*Task statement*:
Say how many lines in the records include the string "code", adding no other words.
=== Dataset rows ===
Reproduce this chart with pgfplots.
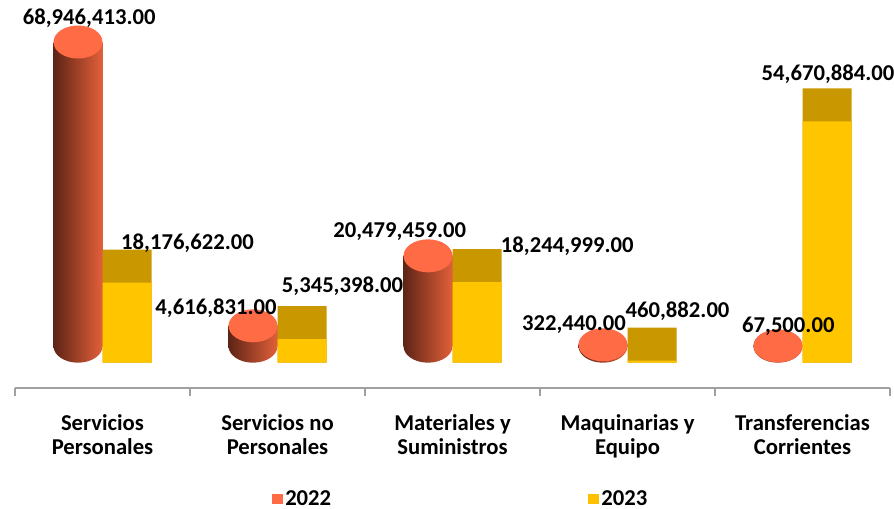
\documentclass[border=0pt]{standalone}
\usepackage{fontspec}
\setmainfont{Carlito}
\usepackage{pgfplots}
\usepackage{pgfplotstable}
\pgfplotsset{compat=1.18}
\definecolor{cA}{HTML}{5E2416}
\definecolor{cB}{HTML}{E2603A}
\definecolor{ctop}{HTML}{FF6B45}
\definecolor{boxtop}{HTML}{C99700}
\definecolor{boxfront}{HTML}{FFC600}
\definecolor{leg23}{HTML}{FFC000}
\definecolor{axgray}{HTML}{A0A0A0}
\newcommand\lbl{\fontsize{17}{18.4}\selectfont\bfseries}
\pgfdeclareplotmark{cylbot}{%
  \path[left color=cA, right color=cB, draw=none] (0pt,0pt) ellipse [x radius=18.375pt, y radius=12.375pt];}
\pgfdeclareplotmark{cyltop}{%
  \pgfpathellipse{\pgfpointorigin}{\pgfqpoint{18.375pt}{0pt}}{\pgfqpoint{0pt}{12.375pt}}%
  \pgfsetfillcolor{ctop}\pgfusepath{fill}}
\pgfdeclareplotmark{nothing}{}
\pgfplotstableread{
i v22 v23
0 68.946413 18.176622
1 4.616831 5.345398
2 20.479459 18.244999
3 0.32244 0.460882
4 0.0675 54.670884
}\datatab
\pgfplotstableread{
x y t
-0.076 78.01 68,946,413.00
0.4857 27.02 18,176,622.00
0.6486 12.28 4,616,831.00
1.3714 17.32 5,345,398.00
1.6983 29.69 20,479,459.00
2.656 26.41 18,244,999.00
2.694 8.545 322,440.00
3.286 11.56 460,882.00
3.919 8.25 67,500.00
4.146 65.50 54,670,884.00
}\labtab
\begin{document}
\begin{tikzpicture}
\path[use as bounding box] (-11.25pt,-90.75pt) rectangle (659.25pt,291pt);
% 2022 cylinders (value frame)
\begin{axis}[at={(0pt,0pt)}, anchor=south west, scale only axis,
  width=656.25pt, height=291pt, xmin=-0.5, xmax=4.5, ymin=-9.474, ymax=78.47,
  axis lines=none, clip=false,
  legend style={at={(rel axis cs:0.2937,-0.2865)}, anchor=west, draw=none, fill=none,
    inner sep=0pt, font=\lbl, nodes={inner sep=1.5pt}},
  legend image code/.code={\fill[#1] (0pt,-3.75pt) rectangle (8.25pt,3.75pt);}]
\addlegendimage{fill=ctop, draw=none}
\addlegendentry{2022}
\addplot[only marks, mark=cylbot] table[x expr=\thisrow{i}-0.14, y expr=0]{\datatab};
\pgfplotsinvokeforeach{0,1,2,3,4}{
\addplot[ybar, bar width=36.75pt, bar shift=-18.375pt, draw=none, left color=cA, right color=cB,
  restrict x to domain=#1:#1] table[x=i, y=v22]{\datatab};
}
\addplot[only marks, mark=cyltop] table[x expr=\thisrow{i}-0.14, y=v22]{\datatab};
\end{axis}
% 2023 boxes, axis, labels
\begin{axis}[at={(0pt,0pt)}, anchor=south west, scale only axis,
  width=656.25pt, height=291pt, xmin=-0.5, xmax=4.5, ymin=-5.734, ymax=82.21,
  axis x line*=bottom, axis y line=none, clip=false,
  x axis line style={-, draw=axgray, line width=1.5pt},
  xtick={0,1,2,3,4},
  xticklabels={{Servicios\\Personales},{Servicios no\\Personales},{Materiales y\\Suministros},{Maquinarias y\\Equipo},{Transferencias\\Corrientes}},
  major tick length=0pt,
  minor xtick={-0.5,0.5,1.5,2.5,3.5,4.5},
  minor tick length=6pt, tick align=outside,
  minor tick style={draw=axgray, line width=2pt},
  xticklabel style={font=\lbl, align=center, anchor=north, inner sep=0pt, yshift=-19.5pt},
  legend style={at={(rel axis cs:0.6549,-0.2865)}, anchor=west, draw=none, fill=none,
    inner sep=0pt, font=\lbl, nodes={inner sep=1.5pt}},
  legend image code/.code={\fill[#1] (0pt,-3.75pt) rectangle (8.25pt,3.75pt);}]
\addlegendimage{fill=leg23, draw=none}
\addlegendentry{2023}
\addplot[ybar, bar width=36.75pt, bar shift=18.375pt, draw=none, fill=boxtop] table[x=i, y expr=\thisrow{v23}+7.48]{\datatab};
\addplot[ybar, bar width=36.75pt, bar shift=18.375pt, draw=none, fill=boxfront] table[x=i, y=v23]{\datatab};
\addplot[only marks, mark=nothing,
  nodes near coords, point meta=explicit symbolic,
  nodes near coords style={anchor=center, inner sep=0pt, font=\lbl, text=black}]
  table[x=x, y=y, meta=t]{\labtab};
\end{axis}
\end{tikzpicture}
\end{document}
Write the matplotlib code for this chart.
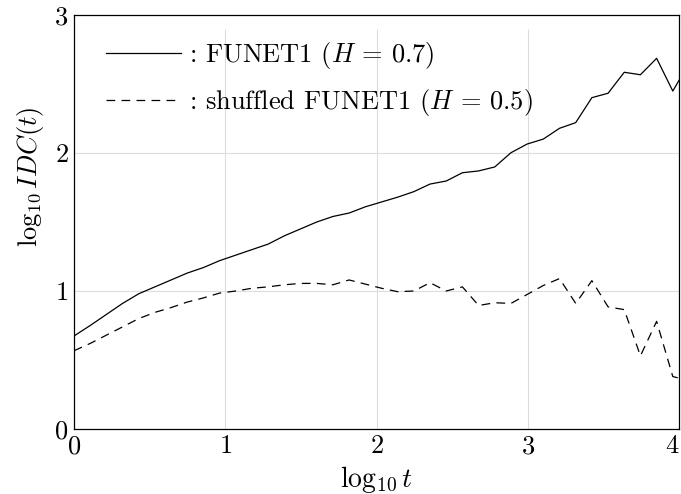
import numpy as np
import matplotlib
matplotlib.use('Agg')
import matplotlib.pyplot as plt

# log10 t sample points (roughly 0.107 apart)
log_t = [0.000, 0.107, 0.214, 0.321, 0.428, 0.535, 0.642, 0.749, 0.856, 0.963,
         1.070, 1.177, 1.284, 1.391, 1.498, 1.605, 1.712, 1.819, 1.926, 2.033,
         2.140, 2.247, 2.354, 2.461, 2.568, 2.675, 2.782, 2.889, 2.996, 3.103,
         3.210, 3.317, 3.424, 3.531, 3.638, 3.745, 3.852, 3.959, 4.066]

# log10 IDC(t), original trace
idc_funet = [0.674, 0.75, 0.83, 0.91, 0.98, 1.03, 1.08, 1.13, 1.17, 1.22,
             1.26, 1.30, 1.34, 1.40, 1.45, 1.50, 1.54, 1.565, 1.61, 1.645,
             1.68, 1.72, 1.775, 1.797, 1.857, 1.870, 1.899, 2.002, 2.065, 2.101,
             2.179, 2.220, 2.401, 2.433, 2.585, 2.567, 2.686, 2.449, 2.65]

# log10 IDC(t), shuffled trace
idc_shuffled = [0.567, 0.62, 0.68, 0.74, 0.80, 0.845, 0.88, 0.92, 0.95, 0.985,
                1.00, 1.02, 1.03, 1.045, 1.055, 1.055, 1.045, 1.08, 1.05, 1.02,
                0.995, 1.00, 1.06, 1.00, 1.03, 0.895, 0.915, 0.91, 0.975, 1.04,
                1.09, 0.91, 1.075, 0.885, 0.865, 0.53, 0.78, 0.38, 0.35]

labels = [r': FUNET1 ($H$ = 0.7)', r': shuffled FUNET1 ($H$ = 0.5)']

plt.rcParams['font.family'] = 'cmr10'
plt.rcParams['mathtext.fontset'] = 'cm'
plt.rcParams['axes.formatter.use_mathtext'] = True

fig = plt.figure(figsize=(6.81, 4.94), dpi=100)
ax = fig.add_axes([74 / 681, 1 - 429 / 494, 605 / 681, 414 / 494])

grid_col = '#dcdcdc'
ax.vlines([1, 2, 3], 0, 2.9, colors=grid_col, linewidth=0.8, zorder=0)
ax.hlines([1, 2], 0, 4, colors=grid_col, linewidth=0.8, zorder=0)

ax.plot(log_t, idc_funet, color='black', linewidth=0.9, label=labels[0])
ax.plot(log_t, idc_shuffled, color='black', linewidth=0.9,
        dashes=(7, 5), label=labels[1])

ax.set_xlim(0, 4)
ax.set_ylim(0, 3)
ax.set_xticks([0, 1, 2, 3, 4])
ax.set_yticks([0, 1, 2, 3])
ax.tick_params(length=0, labelsize=19, pad=4)
# keep the last x label inside the figure
ax.get_xticklabels()[-1].set_horizontalalignment('right')
for sp in ax.spines.values():
    sp.set_linewidth(0.9)

ax.set_xlabel(r'$\log_{10} t$', fontsize=20, labelpad=4)
ax.set_ylabel(r'$\log_{10} IDC(t)$', fontsize=19)
ax.yaxis.set_label_coords(-0.047, 0.61)

ax.legend(loc='upper left', bbox_to_anchor=(0.053, 0.94), frameon=False,
          fontsize=19, handlelength=2.85, handletextpad=0.3,
          labelspacing=0.62, borderpad=0, borderaxespad=0)

fig.savefig('out.png', dpi=100)
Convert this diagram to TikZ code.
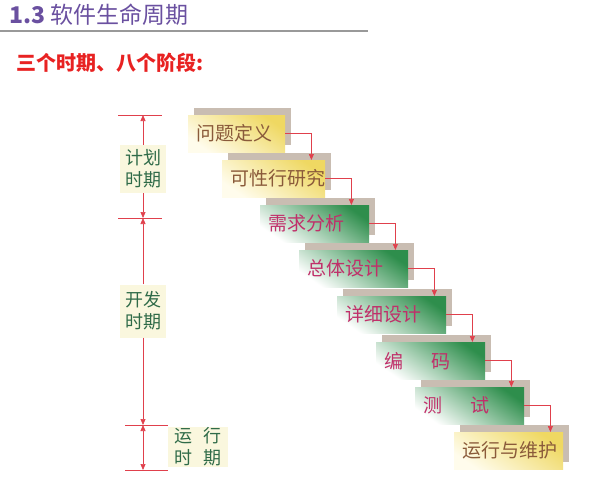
\documentclass[tikz,border=0pt]{standalone}
\usepackage{fontspec}
\setmainfont{Noto Sans CJK SC}
\usetikzlibrary{arrows.meta,shadows}

\definecolor{titlepurple}{HTML}{6A50A0}
\definecolor{subred}{HTML}{E82222}
\definecolor{linered}{HTML}{E0404C}
\definecolor{stagegreen}{HTML}{2E8E4C}
\definecolor{stageyellow}{HTML}{EFD862}
\definecolor{stagecream}{HTML}{FFFCEC}
\definecolor{stageshadow}{HTML}{C9BDB2}
\definecolor{stagered}{HTML}{C0306A}
\definecolor{stagebrown}{HTML}{8A5A3A}
\definecolor{periodbg}{HTML}{FAF7DE}
\definecolor{periodgreen}{HTML}{2F6B48}

\tikzset{
  stage/.style={rectangle, anchor=north west, minimum height=37pt,
    inner xsep=8pt, inner ysep=0pt, align=left,
    font=\fontsize{19}{21}\selectfont,
    general shadow={fill=stageshadow, shadow xshift=6pt, shadow yshift=7pt}},
  stage green/.style={stage, top color=stagegreen, bottom color=white,
    shading angle=-35, text=stagered},
  stage yellow/.style={stage, top color=stageyellow, bottom color=stagecream,
    shading angle=-35, text=stagebrown},
  flow/.style={draw=linered, line width=0.7pt, ->},
  tick/.style={draw=linered, line width=0.7pt},
  period/.style={fill=periodbg, text=periodgreen, align=center, inner sep=0pt,
    minimum width=46pt, font=\fontsize{18}{22}\selectfont}
}

\begin{document}
\begin{tikzpicture}[x=1pt, y=-1pt, >={Triangle[length=6pt,width=5pt]}]
  \useasboundingbox (0,0) rectangle (591,485);

  % heading
  \node[anchor=west, inner sep=0pt, text=titlepurple,
    font=\fontsize{23}{26}\selectfont] (title) at (9,15) {\textbf{1.3} 软件生命周期};
  \draw[gray!80, line width=1.5pt] (0,31) -- (368,31);
  \node[anchor=west, inner sep=0pt, text=subred,
    font=\fontsize{20}{22}\selectfont\bfseries] (sub) at (16,63) {三个时期、八个阶段:};

  % eight stages
  \node[stage yellow, text width=81pt] (b1) at (188,115) {问题定义};
  \node[stage yellow, text width=87pt] (b2) at (222,160) {可性行研究};
  \node[stage green, text width=93pt] (b3) at (260,205) {需求分析};
  \node[stage green, text width=93pt] (b4) at (299,250) {总体设计};
  \node[stage green, text width=93pt] (b5) at (337,296) {详细设计};
  \node[stage green, text width=93pt] (b6) at (376,342) {编\hspace{1.5em}码};
  \node[stage green, text width=93pt] (b7) at (415,387) {测\hspace{1.5em}试};
  \node[stage yellow, text width=93pt] (b8) at (454,432) {运行与维护};

  \foreach \a/\b in {b1/b2,b2/b3,b3/b4,b4/b5,b5/b6,b6/b7,b7/b8}
    \draw[flow] (\a.east) -- ++(26,0) coordinate (m) -- (m |- \b.north);

  % three periods
  \coordinate (t1) at (143,115);
  \coordinate (t2) at (143,218);
  \coordinate (t3) at (143,425);
  \coordinate (t4) at (143,470);
  \draw[tick] (118,115) -- (162,115);
  \draw[tick] (118,218) -- (162,218);
  \draw[tick] (125,425) -- (168,425);
  \draw[tick] (125,470) -- (168,470);

  \node[period, minimum height=48pt] (p1) at (143,169) {计划\\时期};
  \node[period, minimum height=53pt] (p2) at (143,311) {开发\\时期};
  \node[period, minimum width=60pt, minimum height=40pt] (p3) at (198,447)
    {运\hspace{0.6em}行\\时\hspace{0.6em}期};

  \draw[flow] (p1) -- (t1);
  \draw[flow] (p1) -- (t2);
  \draw[flow] (p2) -- (t2);
  \draw[flow] (p2) -- (t3);
  \draw[flow, <->] (t3) -- (t4);
\end{tikzpicture}
\end{document}
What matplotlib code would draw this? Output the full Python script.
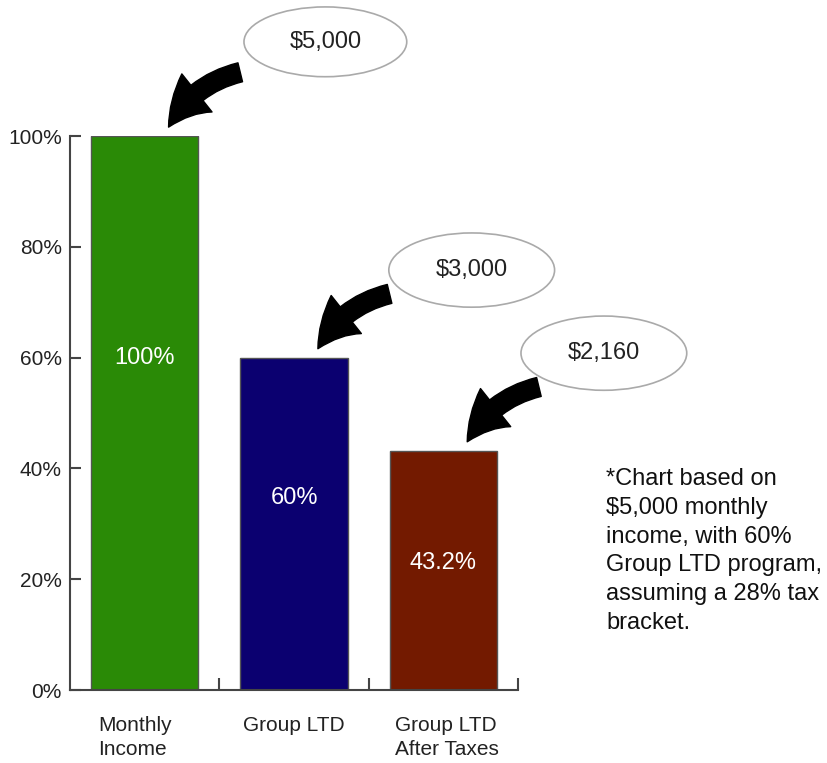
===
*Full response*:
5